Strategic Outlook: Balancing Growth and Risk#
Apple’s strategic reshoring and investment in U.S. manufacturing are timely responses to a shifting geopolitical and trade environment. This transition is consistent with broader industry trends toward supply chain diversification and domestic production to mitigate international risks. Historical precedents show that such supply chain pivots typically involve upfront costs but yield long-term stability and margin improvement.
The company's strong financial foundation, evidenced by a high return on invested capital (ROIC) of 49.83% and return on equity (ROE) of 154.92%, provides a cushion for absorbing near-term execution risks. Additionally, Apple's ability to maintain dividend payments with a low payout ratio (15.47%) and a modest dividend yield (0.47%) offers steady income to shareholders while prioritizing reinvestment in growth.

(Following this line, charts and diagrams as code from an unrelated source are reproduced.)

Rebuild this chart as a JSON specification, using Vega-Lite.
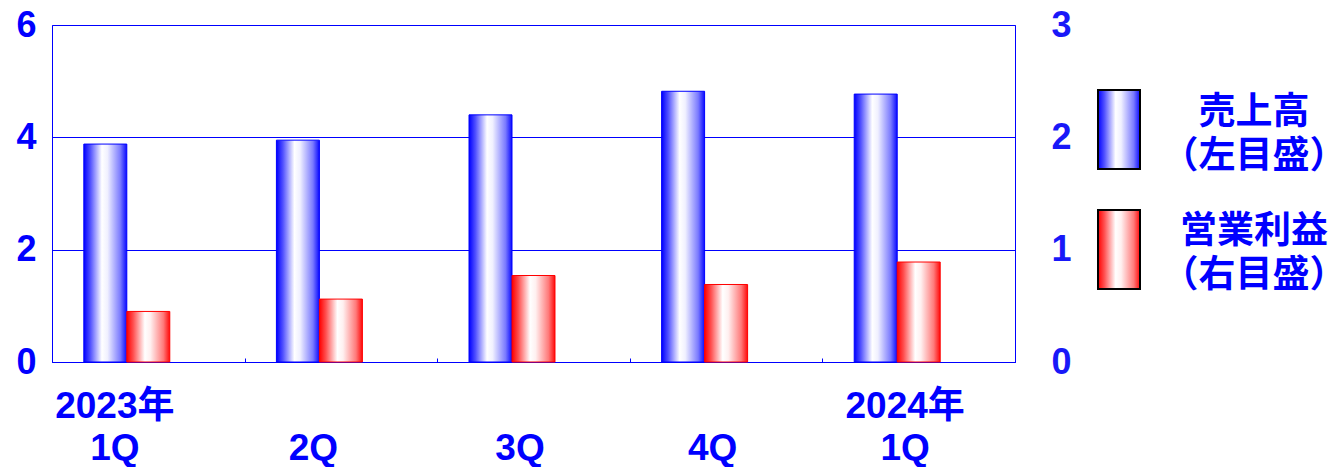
{
  "$schema": "https://vega.github.io/schema/vega-lite/v6.json",
  "autosize": {"type": "pad"},
  "padding": {"left": 15, "top": 6, "right": 0, "bottom": 0},
  "background": "white",
  "spacing": 25,
  "config": {
    "view": {"stroke": "#0000ff", "strokeWidth": 1},
    "font": "Liberation Sans, Noto Sans CJK JP"
  },
  "hconcat": [
    {
      "width": 963,
      "height": 337,
      "data": {
        "values": [
          {"q": "2023年1Q", "s": "売上高", "v": 3.88},
          {"q": "2Q", "s": "売上高", "v": 3.95},
          {"q": "3Q", "s": "売上高", "v": 4.4},
          {"q": "4Q", "s": "売上高", "v": 4.82},
          {"q": "2024年1Q", "s": "売上高", "v": 4.77},
          {"q": "2023年1Q", "s": "営業利益", "v": 0.45},
          {"q": "2Q", "s": "営業利益", "v": 0.56},
          {"q": "3Q", "s": "営業利益", "v": 0.77},
          {"q": "4Q", "s": "営業利益", "v": 0.69},
          {"q": "2024年1Q", "s": "営業利益", "v": 0.89}
        ]
      },
      "encoding": {
        "x": {
          "field": "q",
          "type": "nominal",
          "sort": null,
          "title": null,
          "scale": {"paddingInner": 0, "paddingOuter": 0},
          "axis": {
            "labelAngle": 0,
            "labelExpr": "datum.value === '2023年1Q' ? ['2023年','1Q'] : datum.value === '2024年1Q' ? ['2024年','1Q'] : ['', datum.value]",
            "labelFont": "Liberation Sans, Noto Sans CJK JP",
            "labelFontSize": 37,
            "labelFontWeight": "bold",
            "labelColor": "#0000ff",
            "labelBaseline": "top",
            "labelLineHeight": 42,
            "labelPadding": 30,
            "labelOffset": {
              "condition": [
                {"test": "datum.value === '2023年1Q'", "value": -34},
                {"test": "datum.value === '2Q'", "value": -28}
              ],
              "value": -14
            },
            "domainColor": "#0000ff",
            "domainWidth": 1,
            "ticks": true,
            "tickBand": "extent",
            "tickSize": -4,
            "tickColor": "#0000ff",
            "grid": false
          }
        },
        "xOffset": {
          "field": "s",
          "type": "nominal",
          "scale": {"domain": ["売上高", "営業利益", "_"], "paddingInner": 0, "paddingOuter": 0.74}
        }
      },
      "layer": [
        {
          "transform": [{"filter": "datum.s === '売上高'"}],
          "mark": {
            "type": "bar",
            "fill": {
              "gradient": "linear", "x1": 0, "x2": 1, "y1": 0, "y2": 0,
              "stops": [
                {"offset": 0, "color": "#0000ff"},
                {"offset": 0.15, "color": "#5050ff"},
                {"offset": 0.42, "color": "#ffffff"},
                {"offset": 0.55, "color": "#f0f0ff"},
                {"offset": 0.85, "color": "#7a7aff"},
                {"offset": 1, "color": "#0a0aff"}
              ]
            },
            "stroke": "#0000ff",
            "strokeWidth": 1
          },
          "encoding": {
            "y": {
              "field": "v",
              "type": "quantitative",
              "title": null,
              "scale": {"domain": [0, 6]},
              "axis": {
                "values": [0, 2, 4, 6],
                "domain": false,
                "ticks": false,
                "grid": true,
                "gridColor": "#0000ff",
                "gridWidth": 1,
                "labelFontSize": 36,
                "labelFontWeight": "bold",
                "labelColor": "#0000ff",
                "labelPadding": 16
              }
            }
          }
        },
        {
          "transform": [{"filter": "datum.s === '営業利益'"}],
          "mark": {
            "type": "bar",
            "fill": {
              "gradient": "linear", "x1": 0, "x2": 1, "y1": 0, "y2": 0,
              "stops": [
                {"offset": 0, "color": "#ff0000"},
                {"offset": 0.15, "color": "#ff5050"},
                {"offset": 0.42, "color": "#ffffff"},
                {"offset": 0.55, "color": "#fff0f0"},
                {"offset": 0.85, "color": "#ff7a7a"},
                {"offset": 1, "color": "#ff0a0a"}
              ]
            },
            "stroke": "#ff0000",
            "strokeWidth": 1
          },
          "encoding": {
            "y": {
              "field": "v",
              "type": "quantitative",
              "title": null,
              "scale": {"domain": [0, 3]},
              "axis": {
                "orient": "right",
                "values": [0, 1, 2, 3],
                "domain": false,
                "ticks": false,
                "grid": false,
                "labelFontSize": 36,
                "labelFontWeight": "bold",
                "labelColor": "#1818f8",
                "labelAlign": "center",
                "labelPadding": 46
              }
            }
          }
        }
      ],
      "resolve": {"scale": {"y": "independent"}}
    },
    {
      "width": 42,
      "height": 329,
      "view": {"stroke": null},
      "data": {
        "values": [
          {"s": "売上高", "l": "売上高\n（左目盛）"},
          {"s": "営業利益", "l": "営業利益\n（右目盛）"}
        ]
      },
      "encoding": {
        "y": {
          "field": "s",
          "type": "nominal",
          "sort": null,
          "axis": null,
          "scale": {"domain": ["売上高", "営業利益"], "paddingInner": 0, "paddingOuter": 0.371}
        }
      },
      "layer": [
        {
          "transform": [{"filter": "datum.s === '売上高'"}],
          "mark": {
            "type": "bar",
            "height": {"band": 0.658},
            "fill": {
              "gradient": "linear", "x1": 0, "x2": 1, "y1": 0, "y2": 0,
              "stops": [
                {"offset": 0, "color": "#0000ff"},
                {"offset": 0.15, "color": "#5050ff"},
                {"offset": 0.42, "color": "#ffffff"},
                {"offset": 0.55, "color": "#f0f0ff"},
                {"offset": 0.85, "color": "#7a7aff"},
                {"offset": 1, "color": "#0a0aff"}
              ]
            },
            "stroke": "#000000",
            "strokeWidth": 2
          }
        },
        {
          "transform": [{"filter": "datum.s === '営業利益'"}],
          "mark": {
            "type": "bar",
            "height": {"band": 0.658},
            "fill": {
              "gradient": "linear", "x1": 0, "x2": 1, "y1": 0, "y2": 0,
              "stops": [
                {"offset": 0, "color": "#ff0000"},
                {"offset": 0.15, "color": "#ff5050"},
                {"offset": 0.42, "color": "#ffffff"},
                {"offset": 0.55, "color": "#fff0f0"},
                {"offset": 0.85, "color": "#ff7a7a"},
                {"offset": 1, "color": "#ff0a0a"}
              ]
            },
            "stroke": "#000000",
            "strokeWidth": 2
          }
        },
        {
          "mark": {
            "type": "text",
            "font": "Noto Sans CJK JP",
            "fontSize": 37,
            "fontWeight": "bold",
            "color": "#0000ff",
            "align": "center",
            "baseline": "middle",
            "lineBreak": "\n",
            "lineHeight": 44,
            "dx": 135,
            "dy": -17
          },
          "encoding": {
            "text": {"field": "l", "type": "nominal"}
          }
        }
      ]
    }
  ]
}
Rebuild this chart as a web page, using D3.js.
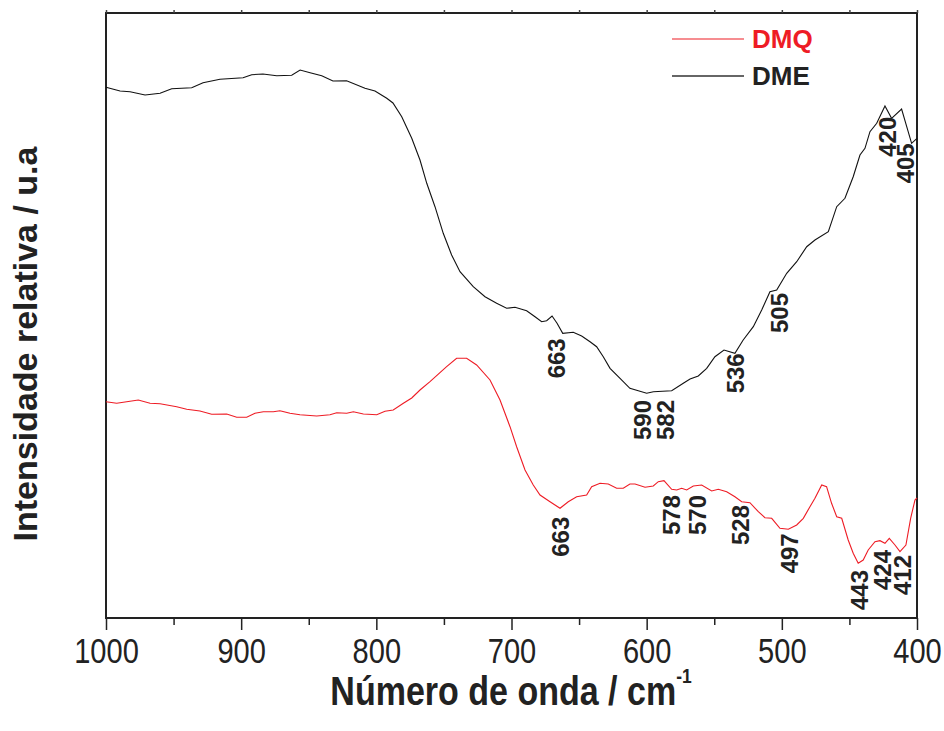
<!DOCTYPE html>
<html><head><meta charset="utf-8">
<script src="https://cdn.jsdelivr.net/npm/d3@7"></script>
<style>
html,body{margin:0;padding:0;background:#fff;}
svg{display:block;}
</style>
</head><body>
<svg id="chart" width="944" height="731"></svg>
<script>
// Wavenumbers (cm^-1) and relative intensities (arbitrary units)
const waveDME = [1000, 989.6, 982.2, 971.1, 960.0, 951.4, 936.6, 928.2, 915.7, 898.6, 892.2, 883.9, 873.7, 862.6, 856.4, 849.0, 840.4, 832.1, 822.0, 808.4, 801.0, 792.3, 787.7, 781.2, 773.8, 767.7, 762.7, 756.6, 750.5, 744.3, 738.1, 728.3, 719.6, 711.0, 703.6, 697.4, 688.8, 682.6, 677.7, 674.0, 670.0, 666.3, 662.1, 654.3, 648.1, 641.9, 637.0, 632.1, 627.1, 619.7, 612.4, 600.0, 595.0, 581.5, 572.9, 567.9, 561.8, 555.6, 549.5, 542.8, 534.7, 528.6, 521.1, 514.9, 508.8, 503.8, 496.4, 489.0, 481.6, 475.5, 465.6, 459.4, 453.3, 447.2, 442.2, 438.5, 434.8, 429.8, 423.7, 418.8, 411.4, 407.6, 404.0, 400];
const intensityDME = [530.7, 527, 526.3, 523, 524.7, 529.3, 530.3, 535.3, 538.7, 540.3, 543.3, 544, 542.3, 542.7, 548, 545.3, 542.3, 537, 537.3, 529.7, 527, 519.7, 515, 501.3, 479.7, 458, 434.7, 411.3, 384.7, 363, 346.3, 331.3, 321.3, 314.7, 309.7, 310.7, 307.3, 301.3, 296.3, 297.3, 302, 294.7, 284.7, 285.7, 282, 276.3, 271.3, 261.3, 249.7, 239.7, 229.7, 224.7, 226.3, 227.3, 234.7, 239, 242, 249.7, 261.3, 268, 264.7, 278, 291.3, 308, 326.3, 328, 344.7, 356.3, 371.3, 378, 386.3, 411.3, 419.7, 441.3, 463, 469.7, 486.3, 494.7, 512, 499.7, 509, 491.3, 474.7, 479.7];

const waveDMQ = [1000, 992.1, 984.7, 976.1, 967.4, 960, 947.7, 940.3, 930.5, 921.8, 910.7, 903.3, 895.9, 889.8, 883.6, 876.2, 871.3, 863.9, 856.5, 844.1, 834.3, 829.3, 821.9, 817, 809.6, 799.7, 793.6, 787.5, 780, 773.8, 767.7, 760.3, 748, 740.6, 733.2, 725.8, 715.9, 708.5, 701.1, 696.2, 690, 683.9, 678.9, 671.5, 664.1, 658, 651.8, 644.4, 640.7, 634.5, 628.4, 622.2, 617.3, 612.4, 608.6, 601.2, 595.1, 591.4, 587.2, 581.5, 577.8, 574.1, 570.4, 565.5, 559.3, 551.9, 547, 540.8, 534.7, 529.7, 523.6, 517.4, 512.5, 507.5, 501.4, 495.2, 489, 484.1, 479.2, 475.5, 470.5, 466.9, 463.2, 459.4, 455.7, 450.9, 447.2, 443.5, 439.8, 436.1, 431.1, 427.4, 423.7, 420.5, 416.3, 412.6, 408.2, 404.7, 401.5, 400];
const intensityDMQ = [216.3, 214.7, 216.3, 218, 214.7, 214.3, 211.3, 208.7, 207, 203.7, 204, 200.7, 200.7, 204.7, 206.3, 206.3, 207.3, 204.7, 203.3, 202, 203.3, 205.3, 204.7, 206.3, 204, 203.3, 206.7, 208, 214.7, 220, 228, 236.3, 251.3, 259.7, 259.7, 253, 238, 218, 191.3, 171.3, 148, 133, 123, 116.3, 109.7, 116.3, 121.3, 123, 131.3, 134.7, 134, 129.7, 129.7, 134, 134, 130.7, 132, 136.3, 137.3, 128.7, 128, 129.7, 128, 132, 133, 127, 128.7, 126.3, 121.3, 116.3, 115.3, 106.3, 100.3, 99.7, 89.7, 88.7, 93, 99.7, 111.3, 119.7, 133, 131.3, 114.7, 101.3, 99.7, 78, 64.7, 54.7, 58, 68, 76.3, 77.3, 74.7, 79.7, 73, 66.3, 73, 99.7, 118, 120];

// Peak annotations: text, anchor wavenumber, anchor intensity (top of label)
const peakTextDME = ["663", "590", "582", "536", "505", "420", "405"];
const peakWaveDME = [666.6, 603.1, 586.5, 534.7, 502.1, 421.9, 408.3];
const peakTopDME = [279.7, 218, 218, 264.7, 325, 501.3, 474.7];
const peakTextDMQ = ["663", "578", "570", "528", "497", "443", "424", "412"];
const peakWaveDMQ = [663.5, 581.5, 562.4, 530.4, 494.6, 442.4, 425.8, 410.8];
const peakTopDMQ = [101.3, 123, 123, 113, 84.7, 48, 68, 63];

const seriesNames = ["DMQ", "DME"];
const xTickValues = [1000, 900, 800, 700, 600, 500, 400];
const xMinorTickValues = [950, 850, 750, 650, 550, 450];
const xTitle = "Número de onda / cm";
const xTitleSup = "-1";
const yTitle = "Intensidade relativa / u.a";

const svg = d3.select("#chart");
const L = 106, R = 917, T = 13, B = 618;
const x = d3.scaleLinear().domain([1000, 400]).range([L, R]);
const y = d3.scaleLinear().domain([0, 605]).range([B, T]);

const colorDMQ = "#ee1c25", colorDME = "#111";
const sans = "'Liberation Sans',Arial,Helvetica,sans-serif";
const condense = 0.83;

// frame
svg.append("rect").attr("x", L).attr("y", T).attr("width", R - L).attr("height", B - T)
  .attr("fill", "none").attr("stroke", "#222").attr("stroke-width", 2);

// bottom axis
const bottomAxis = svg.append("g").attr("transform", `translate(0,${B})`)
  .call(d3.axisBottom(x).tickValues(xTickValues).tickSize(12).tickPadding(8).tickFormat(d3.format("d")));
bottomAxis.select(".domain").remove();
bottomAxis.selectAll(".tick line").attr("stroke", "#222").attr("stroke-width", 1.5);
bottomAxis.selectAll(".tick text").attr("font-family", sans).attr("font-size", 35)
  .attr("fill", "#222").attr("transform", `scale(${condense},1)`);
const bottomMinor = svg.append("g").attr("transform", `translate(0,${B})`)
  .call(d3.axisBottom(x).tickValues(xMinorTickValues).tickSize(7).tickFormat(""));
bottomMinor.select(".domain").remove();
bottomMinor.selectAll(".tick line").attr("stroke", "#222").attr("stroke-width", 1.5);

// top axis (small ticks)
const topAxis = svg.append("g").attr("transform", `translate(0,${T})`)
  .call(d3.axisTop(x).tickValues(xTickValues.concat(xMinorTickValues)).tickSize(3).tickFormat(""));
topAxis.select(".domain").remove();
topAxis.selectAll(".tick line").attr("stroke", "#444").attr("stroke-width", 1.5);

// lines
const line = d3.line().x(d => x(d[0])).y(d => y(d[1]));
svg.append("path").datum(d3.zip(waveDMQ, intensityDMQ)).attr("d", line)
  .attr("fill", "none").attr("stroke", colorDMQ).attr("stroke-width", 1.1);
svg.append("path").datum(d3.zip(waveDME, intensityDME)).attr("d", line)
  .attr("fill", "none").attr("stroke", colorDME).attr("stroke-width", 1.1);

// peak labels
function peakLabels(texts, waves, tops) {
  texts.forEach((t, i) => {
    svg.append("text")
      .attr("transform", `translate(${x(waves[i])},${y(tops[i])}) rotate(-90)`)
      .attr("text-anchor", "end").attr("dy", "0.36em")
      .attr("font-family", sans).attr("font-weight", "bold").attr("font-size", 24)
      .attr("fill", "#222").text(t);
  });
}
peakLabels(peakTextDME, peakWaveDME, peakTopDME);
peakLabels(peakTextDMQ, peakWaveDMQ, peakTopDMQ);

// legend
const leg = [{name: seriesNames[0], color: colorDMQ, y: 39, tc: "#ee1c25", w: 1.1},
             {name: seriesNames[1], color: "#333", y: 76, tc: "#222", w: 1.4}];
leg.forEach(d => {
  svg.append("line").attr("x1", 672).attr("x2", 744).attr("y1", d.y).attr("y2", d.y)
    .attr("stroke", d.color).attr("stroke-width", d.w);
  svg.append("text").attr("x", 752).attr("y", d.y + 9).attr("font-family", sans)
    .attr("font-weight", "bold").attr("font-size", 26).attr("fill", d.tc).text(d.name);
});

// axis titles
const xt = svg.append("text").attr("transform", `translate(511,705) scale(${condense},1)`)
  .attr("text-anchor", "middle")
  .attr("font-family", sans).attr("font-weight", "bold").attr("font-size", 41).attr("fill", "#222");
xt.append("tspan").text(xTitle);
xt.append("tspan").attr("dy", -22).attr("font-size", 21).text(xTitleSup);

svg.append("text").attr("transform", "translate(37,344) rotate(-90)").attr("text-anchor", "middle")
  .attr("font-family", sans).attr("font-weight", "bold").attr("font-size", 34).attr("fill", "#222")
  .text(yTitle);
</script>
</body></html>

Apple's management faces the dual challenge of executing the reshoring plan efficiently while addressing the AI-related legal risks transparently. Success in these areas will be critical to maintaining Apple's competitive edge and investor confidence.
Conclusion#
Apple Inc. stands at a pivotal juncture where strategic supply chain realignment through a substantial $100 billion U.S. manufacturing investment intersects with significant legal scrutiny over AI feature representations. The company's strong financial metrics and cash flow generation support these strategic initiatives, positioning Apple to navigate tariff challenges and geopolitical shifts effectively.
Investors should monitor the progression of the legal cases alongside the execution of the reshoring strategy, as both will materially influence Apple's financial health and market positioning. Apple's ability to balance innovation, operational resilience, and risk management will be key determinants of its sustained leadership in the technology sector.